As an adult, I can vividly remember certain things about my own mother. What she wore most often (three quarter length pants and a shirt in Winter, a sundress in summer). Where she could be found of an afternoon after school (in the kitchen, making her ravenous brood afternoon tea or sitting down with our neighbour having a cuppa). How she took her tea (strong, white, no sugar) What she did to de-stress (drink tea). Even how she wrote her shopping list (aisle order, broken up into shops when we were little and she shopped in individual places like the fruit market, butcher and Flemmings.. Does Flemmings even still exist?) and which chores she liked and loathed. I’m sure I’ve compiled those memories, that picture seeing those things a million times over. They made up the very minutiae of our everyday and gave structure to our existence.
What will my kids remember about me? Which things do I/we do over and over and over again that will stick in their minds for the months and years to come? And I don’t mean the ‘big stuff’ or the pre-planned moments or even the times when I’m consciously trying to be the worlds best mother. I wonder what they’ll remember about our everyday life together. About random Monday’s in the middle of August or stock standard Thursday’s after 5pm. There’s plenty of little things that I hope make their way into their collective consciousness.

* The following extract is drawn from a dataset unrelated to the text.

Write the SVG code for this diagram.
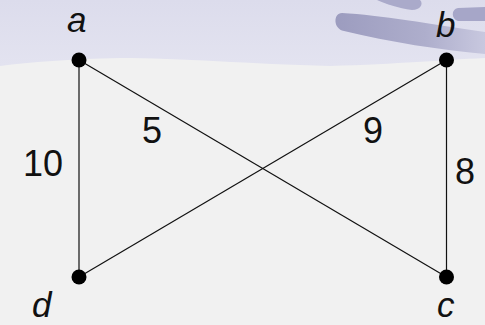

Pondering this question has certainly given me a virtual kick up the bottom to continue to work my mama mindfulness. Of being present with my kids. I recently committed to a ‘no social media before midday’ strategy wheremy phone remains in the kitchen (and not glued to my palm) of a morning while at home, and in my nappy bag while we are out. I answer messages and phone calls (as any stay at home/work at home mother will tell you, their mobile is a freaking lifeline of connection to the outside world and actual social activities whereyou have the opportunity to converse with those slightly older than 3.5) but that’s it. It’s been really interesting to observe the difference in my kids when I’m not distracted constant scrolling. While they are still happy doing their thing, chowing down on breakfast, greeting Giggle And Hoot with the kind of enthusiasm I dream of, they seem to notice my presence a lot more and engage a hell of a lot less in activities designed to reclaim my errant attention. I now notice the little glances my way to check out what I think about a particular block tower or arrangement of trucks. Evie offers up a selection of her ‘musical instruments’ AKA noise makers for my perusal. Teensy little things that make me realise how much they value my full presence.